The Economics of Salvation: Toward a Theory of Exchange in Chinese Buddhism

Michael J. Walsh

Vassar College, Box 322, 124 Raymond Avenue, Poughkeepsie, New York 12604, USA

E-mail: miwalsh{at}vassar.edu


   Abstract

This essay theorizes the material implications of Chinese Buddhist merit as a transaction exchange mechanism. Over the last two and a half millennia, merit has necessitated an institutionalized paradigm: from the position of both the donor and recipient, you must expend that which you have (land, harvest, money, labor, and time) in order to gain that which you feel you need (a more lucrative lifestyle, a more desirable existence, social recognition, and salvation after death). To gain one must give; or more accurately, to receive one must first bestow.

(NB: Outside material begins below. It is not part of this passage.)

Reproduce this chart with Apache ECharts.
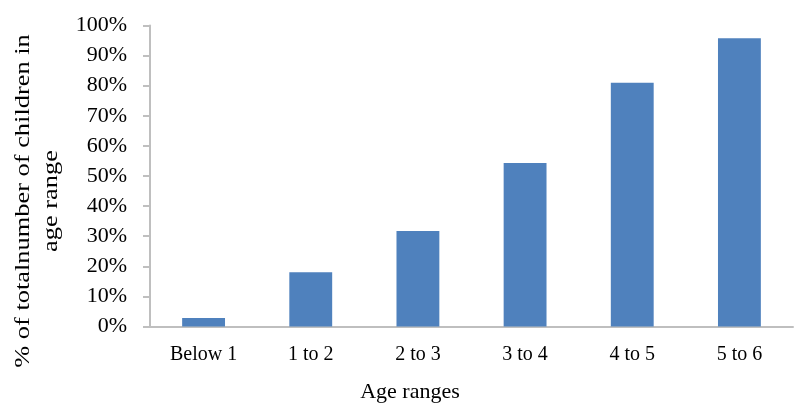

Without this exchange process, it is unlikely that Buddhism would have survived. This exchange formed the foundation of the Buddhist monastic economy in China. I further lay out some key terms for studying the history of Buddhist merit as a transaction of religious exchange and offer them as potentially useful categories of exploration in other fields. Although I take Song dynasty (960–1276 CE) Chinese Buddhist monastic culture as my point of departure, the discussion extends its focus toward the broader impact of merit exchange arguing that the exchange of goods for merit was (and is) the defining social mechanism of Chinese Buddhism.